In the end — again, spoiler alert — love wins. In the final episode, Joanne realizes she doesn’t want to be Jewish and walks away from Noah, leaving him free to be the head rabbi at his synagogue and live his best Jewish life. But he runs after her: “You’re right. I can’t have both,” he tells her, and then kisses her.
This is the obvious choice, since Judaism, at least as presented in the show, is little more than a strange set of family customs that get in Noah’s way; we don’t see it providing anything positive to Noah’s life, so the stakes are low. Sure, Noah’s dream is to be head rabbi, but people give up opportunities in movies all the time for the sake of true love. (I mean Jack gave up his spot on the lifeboat in Titanic!)
I’ll leave aside the fact that rabbis actually can, in some movements, marry non-Jews, and there’s no reason that Judaism should be a major impediment to love; that’s a relatively new innovation. But the reason Noah’s choice feels so offensive is that it’s not really clear why Noah would give up something so large for Joanne.
Romcoms aren’t known for their character development, but while Noah is supportive and kind to Joanne, we don’t see her offering him anything worth giving up his entire culture, religion and identity. In fact, she’s often sort of mean to him. And doesn’t it seem like the bare minimum for a good partner to Google basics like, say, “What is Shabbat?” before showing up for a weekend at a Jewish summer camp where your boyfriend is leading services? As far as I can tell, Joanne’s main draw is that she isn’t Jewish.
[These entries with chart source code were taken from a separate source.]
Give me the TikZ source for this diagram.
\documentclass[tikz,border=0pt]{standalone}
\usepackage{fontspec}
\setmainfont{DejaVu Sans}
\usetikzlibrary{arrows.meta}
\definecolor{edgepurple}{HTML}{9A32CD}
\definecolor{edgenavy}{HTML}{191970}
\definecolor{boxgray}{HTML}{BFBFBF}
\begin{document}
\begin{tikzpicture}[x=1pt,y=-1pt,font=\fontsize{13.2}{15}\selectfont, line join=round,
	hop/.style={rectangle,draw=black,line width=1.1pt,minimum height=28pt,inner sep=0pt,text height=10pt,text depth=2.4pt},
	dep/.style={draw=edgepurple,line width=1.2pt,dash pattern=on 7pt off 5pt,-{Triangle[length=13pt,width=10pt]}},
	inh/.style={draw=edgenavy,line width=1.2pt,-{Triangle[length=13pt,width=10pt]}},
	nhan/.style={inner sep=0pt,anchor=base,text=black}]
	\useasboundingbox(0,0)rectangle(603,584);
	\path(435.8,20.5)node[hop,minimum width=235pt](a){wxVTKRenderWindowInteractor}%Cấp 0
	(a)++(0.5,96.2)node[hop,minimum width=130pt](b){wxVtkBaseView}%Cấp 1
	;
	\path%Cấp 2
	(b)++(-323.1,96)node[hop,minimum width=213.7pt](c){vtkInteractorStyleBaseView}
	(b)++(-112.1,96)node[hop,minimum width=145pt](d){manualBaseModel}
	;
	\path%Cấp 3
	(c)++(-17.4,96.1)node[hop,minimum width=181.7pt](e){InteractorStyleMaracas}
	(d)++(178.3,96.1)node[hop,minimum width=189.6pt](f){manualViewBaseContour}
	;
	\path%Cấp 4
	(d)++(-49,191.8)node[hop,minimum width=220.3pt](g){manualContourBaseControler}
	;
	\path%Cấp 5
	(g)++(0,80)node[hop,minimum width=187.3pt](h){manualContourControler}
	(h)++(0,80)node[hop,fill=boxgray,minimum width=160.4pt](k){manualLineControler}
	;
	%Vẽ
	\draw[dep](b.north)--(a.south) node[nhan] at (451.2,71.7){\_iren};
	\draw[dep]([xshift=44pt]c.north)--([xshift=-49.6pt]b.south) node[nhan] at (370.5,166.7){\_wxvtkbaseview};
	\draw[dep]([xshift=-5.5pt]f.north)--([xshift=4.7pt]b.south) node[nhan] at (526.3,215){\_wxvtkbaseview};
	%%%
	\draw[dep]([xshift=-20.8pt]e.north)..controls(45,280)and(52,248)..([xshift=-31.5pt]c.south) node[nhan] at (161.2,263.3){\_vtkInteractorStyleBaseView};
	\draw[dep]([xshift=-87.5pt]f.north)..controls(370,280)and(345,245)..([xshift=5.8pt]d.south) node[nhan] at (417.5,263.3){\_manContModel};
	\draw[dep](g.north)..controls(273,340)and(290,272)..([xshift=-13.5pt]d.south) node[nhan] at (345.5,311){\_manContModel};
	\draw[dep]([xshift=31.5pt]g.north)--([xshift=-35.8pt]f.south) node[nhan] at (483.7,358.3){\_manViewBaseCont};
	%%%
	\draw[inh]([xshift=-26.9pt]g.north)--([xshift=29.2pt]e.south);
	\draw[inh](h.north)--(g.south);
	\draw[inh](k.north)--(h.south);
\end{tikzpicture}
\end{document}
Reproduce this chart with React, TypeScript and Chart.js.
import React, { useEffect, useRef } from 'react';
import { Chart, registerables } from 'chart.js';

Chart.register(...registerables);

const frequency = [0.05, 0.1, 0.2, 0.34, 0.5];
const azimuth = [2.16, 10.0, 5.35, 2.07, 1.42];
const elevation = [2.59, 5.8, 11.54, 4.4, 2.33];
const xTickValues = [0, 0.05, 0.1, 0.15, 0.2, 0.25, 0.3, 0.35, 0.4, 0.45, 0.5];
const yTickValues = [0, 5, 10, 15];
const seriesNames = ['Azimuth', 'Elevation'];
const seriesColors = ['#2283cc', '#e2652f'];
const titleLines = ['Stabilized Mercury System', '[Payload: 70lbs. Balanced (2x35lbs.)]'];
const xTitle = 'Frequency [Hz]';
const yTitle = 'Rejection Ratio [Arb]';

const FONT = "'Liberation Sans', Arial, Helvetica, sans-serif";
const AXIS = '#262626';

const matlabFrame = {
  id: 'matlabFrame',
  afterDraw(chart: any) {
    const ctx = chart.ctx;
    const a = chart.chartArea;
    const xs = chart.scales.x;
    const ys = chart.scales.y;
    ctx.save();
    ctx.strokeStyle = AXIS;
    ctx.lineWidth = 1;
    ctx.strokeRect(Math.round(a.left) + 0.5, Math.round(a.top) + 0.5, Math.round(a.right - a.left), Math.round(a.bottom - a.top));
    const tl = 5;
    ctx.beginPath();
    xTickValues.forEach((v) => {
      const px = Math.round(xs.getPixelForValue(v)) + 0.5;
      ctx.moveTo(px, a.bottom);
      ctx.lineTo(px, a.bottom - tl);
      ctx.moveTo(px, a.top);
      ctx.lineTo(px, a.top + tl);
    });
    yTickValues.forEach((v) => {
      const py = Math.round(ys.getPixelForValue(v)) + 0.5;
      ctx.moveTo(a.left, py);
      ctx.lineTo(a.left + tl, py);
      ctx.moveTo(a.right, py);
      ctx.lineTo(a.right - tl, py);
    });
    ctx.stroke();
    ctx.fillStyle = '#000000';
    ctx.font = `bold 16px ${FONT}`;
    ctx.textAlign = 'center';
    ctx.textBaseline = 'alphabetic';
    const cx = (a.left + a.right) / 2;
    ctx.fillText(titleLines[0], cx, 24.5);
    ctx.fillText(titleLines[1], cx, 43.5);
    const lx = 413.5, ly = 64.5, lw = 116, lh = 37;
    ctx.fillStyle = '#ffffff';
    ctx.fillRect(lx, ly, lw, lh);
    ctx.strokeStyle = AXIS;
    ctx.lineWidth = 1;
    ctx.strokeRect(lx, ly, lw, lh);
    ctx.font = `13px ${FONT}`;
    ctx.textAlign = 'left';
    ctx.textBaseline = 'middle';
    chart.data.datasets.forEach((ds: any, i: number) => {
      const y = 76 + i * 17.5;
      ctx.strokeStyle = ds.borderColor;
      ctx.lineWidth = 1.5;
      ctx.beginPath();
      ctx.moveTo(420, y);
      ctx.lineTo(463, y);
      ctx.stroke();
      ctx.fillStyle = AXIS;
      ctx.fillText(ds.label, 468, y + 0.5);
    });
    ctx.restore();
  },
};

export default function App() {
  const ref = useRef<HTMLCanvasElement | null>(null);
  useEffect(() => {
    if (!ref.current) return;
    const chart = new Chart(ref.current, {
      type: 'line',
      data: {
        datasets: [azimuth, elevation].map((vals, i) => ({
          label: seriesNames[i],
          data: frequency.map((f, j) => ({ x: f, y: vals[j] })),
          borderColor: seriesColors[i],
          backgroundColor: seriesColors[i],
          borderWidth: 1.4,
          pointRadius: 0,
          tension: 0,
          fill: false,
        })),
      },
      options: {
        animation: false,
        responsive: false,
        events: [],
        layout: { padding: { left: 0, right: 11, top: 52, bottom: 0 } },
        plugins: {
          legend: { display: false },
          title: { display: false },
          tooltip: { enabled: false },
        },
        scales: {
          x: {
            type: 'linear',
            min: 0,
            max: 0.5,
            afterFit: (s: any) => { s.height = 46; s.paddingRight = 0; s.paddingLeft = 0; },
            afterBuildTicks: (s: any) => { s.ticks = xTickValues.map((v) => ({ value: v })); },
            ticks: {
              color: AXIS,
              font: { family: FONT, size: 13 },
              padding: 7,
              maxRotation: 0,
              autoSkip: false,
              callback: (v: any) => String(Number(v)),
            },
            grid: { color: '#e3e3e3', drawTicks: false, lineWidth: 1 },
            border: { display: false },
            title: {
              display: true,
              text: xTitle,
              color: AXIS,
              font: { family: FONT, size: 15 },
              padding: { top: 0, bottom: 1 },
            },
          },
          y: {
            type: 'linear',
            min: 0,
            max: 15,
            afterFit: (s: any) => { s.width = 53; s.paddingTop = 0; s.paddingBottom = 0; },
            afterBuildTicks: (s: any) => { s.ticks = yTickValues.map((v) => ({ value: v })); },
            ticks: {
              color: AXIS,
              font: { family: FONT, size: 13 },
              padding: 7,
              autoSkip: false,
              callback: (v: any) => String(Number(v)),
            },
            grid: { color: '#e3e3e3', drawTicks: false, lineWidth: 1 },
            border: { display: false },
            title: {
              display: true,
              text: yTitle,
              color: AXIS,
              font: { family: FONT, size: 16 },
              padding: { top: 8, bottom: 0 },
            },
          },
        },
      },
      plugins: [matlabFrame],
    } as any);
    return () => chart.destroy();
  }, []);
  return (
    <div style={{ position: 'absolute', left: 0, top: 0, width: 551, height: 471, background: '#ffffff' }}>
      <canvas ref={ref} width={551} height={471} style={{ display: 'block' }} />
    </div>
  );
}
Nobody Wants This is clearly a show made for non-Jews, as is obvious from the awkward explanations of when exactly Shabbat begins and definitions of basic terms like “mitzvah.” It feels closer to one of Hallmark’s attempts to slot one Hanukkah movie into their Christmas lineup than it does to some of the incisive, nuanced Jewish shows we’ve gotten in the past few years. Unorthodox, Shtisel and The Patient did not trip over themselves explaining the basics of every Jewish reference; they trusted their audience to figure it out.
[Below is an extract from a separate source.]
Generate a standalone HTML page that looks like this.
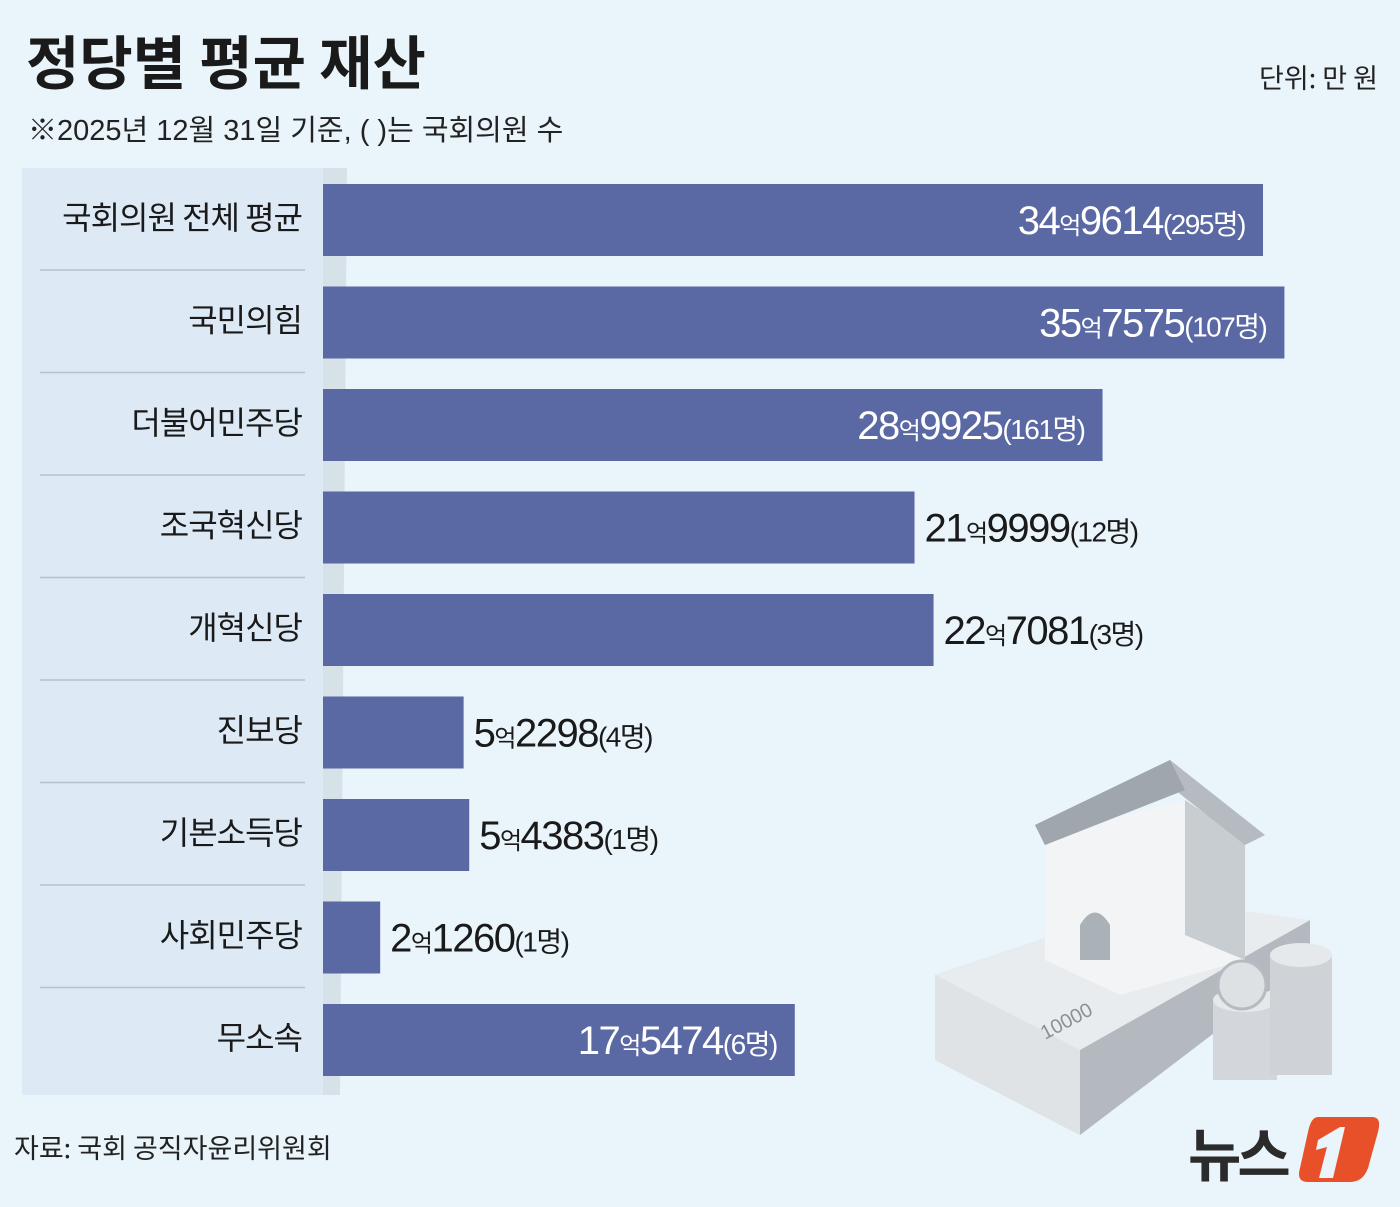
<!DOCTYPE html>
<html><head><meta charset="utf-8">
<style>
html,body{margin:0;padding:0;background:#eaf4fb;}
body{width:1400px;height:1207px;overflow:hidden;position:relative;font-family:"Liberation Sans","Noto Sans CJK KR",sans-serif;}
svg{position:absolute;left:0;top:0}
</style></head>
<body>
<svg id="chart" width="1400" height="1207" viewBox="0 0 1400 1207">
  <rect x="0" y="0" width="1400" height="1207" fill="#eaf4fb"/>
  <text x="26" y="84" font-size="58" font-weight="bold" fill="#1a1a1a" font-family="'Noto Sans CJK KR',sans-serif">정당별 평균 재산</text>
  <text x="28" y="140" font-size="29" fill="#222" font-family="'Liberation Sans','Noto Sans CJK KR',sans-serif">※2025년 12월 31일 기준, ( )는 국회의원 수</text>
  <text x="1378" y="88" font-size="27" fill="#222" text-anchor="end" font-family="'Noto Sans CJK KR',sans-serif">단위: 만 원</text>
  <rect x="22" y="168" width="301" height="927" fill="#dde9f5"/>
  <polygon points="323,168 347,168 340,1095 323,1095" fill="#c9d4dc" opacity="0.6"/>
  <g id="bars"></g>
  <g id="illustration">
    <polygon points="935,975 1160,900 1310,960 1080,1135 935,1060" fill="#c9ced3"/>
    <polygon points="935,975 1080,1050 1080,1135 935,1060" fill="#dfe3e6"/>
    <polygon points="1080,1050 1310,920 1310,960 1080,1135" fill="#b3b9bf"/>
    <polygon points="935,975 1160,900 1310,920 1080,1050" fill="#e9ecee"/>
    <text x="1045" y="1040" font-size="20" fill="#8a9096" transform="rotate(-28 1045 1040)" font-family="'Liberation Sans',sans-serif">10000</text>
    <polygon points="1045,835 1185,800 1245,840 1245,960 1120,995 1045,960" fill="#f2f4f5"/>
    <polygon points="1185,800 1245,840 1245,960 1185,935" fill="#c8cdd2"/>
    <polygon points="1035,825 1170,760 1265,835 1245,845 1175,790 1045,845" fill="#b5bbc1"/>
    <polygon points="1035,825 1170,760 1185,790 1045,845" fill="#9fa6ad"/>
    <path d="M1080,960 L1080,925 Q1095,900 1110,925 L1110,960 Z" fill="#aab1b7"/>
    <ellipse cx="1245" cy="1040" rx="32" ry="12" fill="#c5cacf"/>
    <rect x="1213" y="1000" width="64" height="80" fill="#d3d7db"/>
    <ellipse cx="1245" cy="1000" rx="32" ry="12" fill="#e6e9eb"/>
    <rect x="1270" y="955" width="62" height="120" fill="#cfd3d7"/>
    <ellipse cx="1301" cy="955" rx="31" ry="12" fill="#e6e9eb"/>
    <ellipse cx="1242" cy="985" rx="24" ry="24" fill="#dde1e4" stroke="#b5bbc1" stroke-width="3"/>
  </g>
  <text x="14" y="1158" font-size="27" fill="#222" font-family="'Noto Sans CJK KR',sans-serif">자료: 국회 공직자윤리위원회</text>
  <g>
    <text x="1188" y="1176" font-size="58" font-weight="bold" fill="#2b2b2b" font-family="'Noto Sans CJK KR',sans-serif" letter-spacing="-4">뉴스</text>
    <path d="M1318,1117 L1372,1117 Q1382,1117 1378,1132 L1368,1168 Q1363,1182 1350,1182 L1308,1182 Q1296,1182 1300,1168 L1308,1132 Q1311,1117 1318,1117 Z" fill="#e8502a"/>
    <polygon points="1318,1140 1340,1127 1345,1127 1333,1178 1319,1178 1327,1147 1316,1150" fill="#eaf4fb"/>
  </g>
</svg>
<script>
const categories = ["국회의원 전체 평균","국민의힘","더불어민주당","조국혁신당","개혁신당","진보당","기본소득당","사회민주당","무소속"];
const values = [349614,357575,289925,219999,227081,52298,54383,21260,175474];
const counts = [295,107,161,12,3,4,1,1,6];
const labelInside = [true,true,true,false,false,false,false,false,true];

const NS = "http://www.w3.org/2000/svg";
const x0 = 323, scale = (1263 - 323) / 349614;
function xScale(v){ return x0 + v * scale; }
function yBand(i){ return 184 + i * 102.5; }
const barH = 72;
const g = document.getElementById('bars');
function mk(tag, attrs){ const e = document.createElementNS(NS, tag); for (const k in attrs) e.setAttribute(k, attrs[k]); return e; }

categories.forEach((c, i) => {
  const y = yBand(i), xe = xScale(values[i]);
  const bar = mk('rect', {x: x0, y: y, width: xe - x0, height: barH, fill: '#5a68a3'});
  
  
  g.appendChild(bar);

  const lab = mk('text', {x: 302, y: y + 45, 'font-size': 32, fill: '#1a1a1a', 'text-anchor': 'end', 'font-family': "'Noto Sans CJK KR',sans-serif", 'letter-spacing': '-1'});
  lab.textContent = c;
  
  
  g.appendChild(lab);

  if (i < categories.length - 1) {
    const sep = mk('line', {x1: 40, x2: 305, y1: y + 72 + 14, y2: y + 72 + 14, stroke: '#b4c2ce', 'stroke-width': 1.5});
    
    
    g.appendChild(sep);
  }

  const inside = labelInside[i];
  const eok = Math.floor(values[i] / 10000), rest = values[i] % 10000;
  const t = mk('text', {y: y + 50, fill: inside ? '#ffffff' : '#1a1a1a', 'font-family': "'Liberation Sans Narrow','Liberation Sans','Noto Sans CJK KR',sans-serif", 'text-anchor': inside ? 'end' : 'start', x: inside ? xe - 18 : xe + 10, 'letter-spacing': '-1.5'});
  const parts = [[String(eok), 40], ['억', 24], [String(rest), 40], ['(' + counts[i] + '명)', 28]];
  parts.forEach(p => { const s = mk('tspan', {'font-size': p[1]}); s.textContent = p[0]; t.appendChild(s); });
  
  
  g.appendChild(t);
});
</script>
</body></html>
Perhaps the show’s, uh, hamfisted attempts to explain Jewish basics is a result of the show getting a big launch. Netflix is pouring publicity money into it: The New York Times did a big profile on Brody’s return as a grown-up version of his breakout character, nerdy Jewish teen heartthrob Seth Cohen from The O.C. New York Magazine published another big profile, this one on Erin Foster, the show’s creator and a blonde non-Jew who married a nice Jewish boy herself. It stars big names, like Bell and Brody, and it is, admittedly, a binge-watch that goes down easy; a lot of people will probably see it.
But if Nobody Wants This was intended for an audience that has never met a Jew in their life, then it should have been more careful about the way it showcased Judaism. Foster said that she wanted the show to reflect her experience as someone who chose Judaism, as she did. Yet there’s no reason to imagine why anyone would follow in her shoes when the only positive portrayal of Jewishness in the show is Noah, who is presented as an anomaly. (Foster also said that, if the series is renewed, she’d like the next season to focus on conversion, even though Joanne has already said she wouldn’t do it.)
As I watched the final episode, I found myself rooting against love. I hoped that, like Fleabag’s Hot Priest, Brody’s Hot Rabbi would realize that love shouldn’t require giving up your entire identity and value system. That he’d walk away. That the show would tell its audience that Judaism is more than just a curiosity or quirky family custom. But this is, after all, a romcom. So he didn’t walk away — he ran after her.